Screening of catalysts for deoxygenation and atmospheric hydrodeoxygenation of fast pyrolysis vapors from biomass (wheat straw) was performed using a micro-scale setup. Steam-treated HZSM-5/Al2O3 extrudates were impregnated with metals by incipient wetness impregnation. 18 different metal modifiers (Pt, Pd, Ru, B, Li, Nb, Ga, Ca, Mg, Ce, Zn, Fe, Ni, Cu, Mo, Co, La, Zr) were tested, of which 14 were tested under inert atmosphere and 10 were tested in H2 containing atmosphere.

The catalysts were evaluated based on the yield of individual product groups (incl. gas and coke), the oxygen content of the vapors, and the yield of vapor compounds containing, zero, one, and two-or-more oxygen atoms.

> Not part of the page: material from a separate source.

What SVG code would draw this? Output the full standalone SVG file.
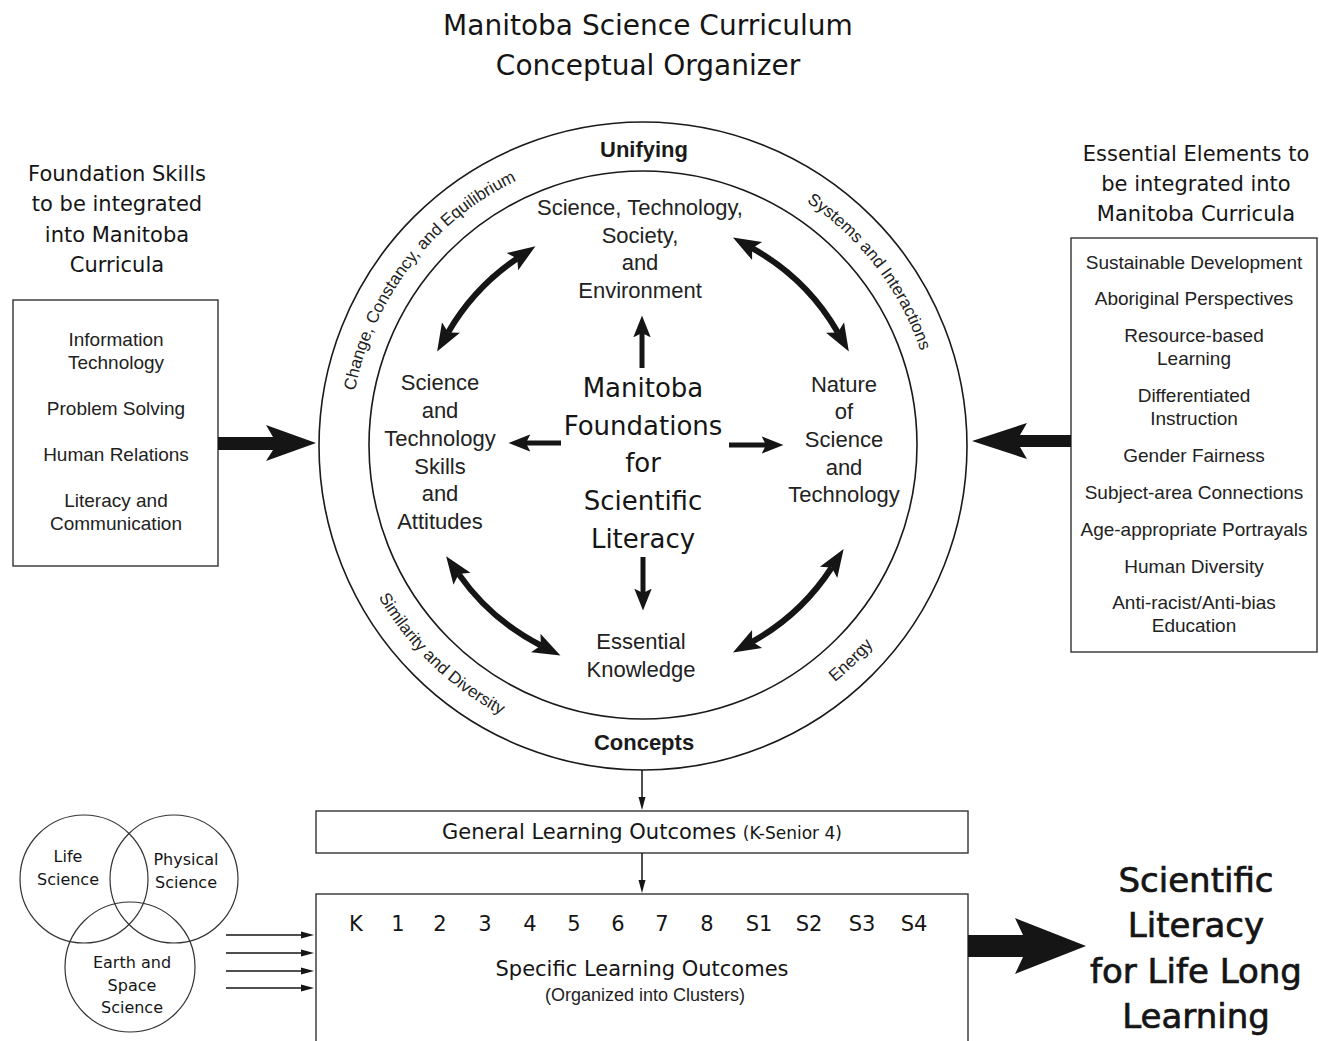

The deactivation was monitored during 16 consecutive vapor pulses and cumulative product properties at B:C ∼4 were compared.

In He atmosphere, a slight improvement of the deactivation behavior and the resulting cumulative vapor properties was observed for impregnation with Mg, B, Fe and Zr, but generally, the benefits were moderate or absent. Ga, Co, Ni, Fe, Cu, Mo, Nb, Pt, Ru, and Pd-modified HZSM-5/Al2O3 were tested in H2-containing atmosphere.

A clear enhancement in catalytic activity resulted for Co, Fe, and Pd, achieving 21–26 % lower oxygen content compared to the unmodified HZSM-5/Al2O3. Even higher deoxygenation activity resulted for Ni, Mo, and Pt impregnated HZSM-5/Al2O3, achieving 35 %, 40 %, and 46 % lower oxygen content compared to HZSM-5/Al2O3.

The results are attributed to a more favorable reaction chemistry such as hydrodeoxygenation and hydrogenation of coke precursors. Coke yields were clearly decreased compared to the parent HZSM-5/Al2O3 for the majority of the metal modifiers under H2 atmosphere, while under He atmosphere coke yields tended to be higher.

Based on the high yields of gasoline-range hydrocarbons and considering catalyst costs, Mo-promoted HZSM-5/Al2O3 appears to be a promising catalyst that should be tested in hydrogen-containing atmosphere at larger scale allowing for further assessment of the liquid yield and properties.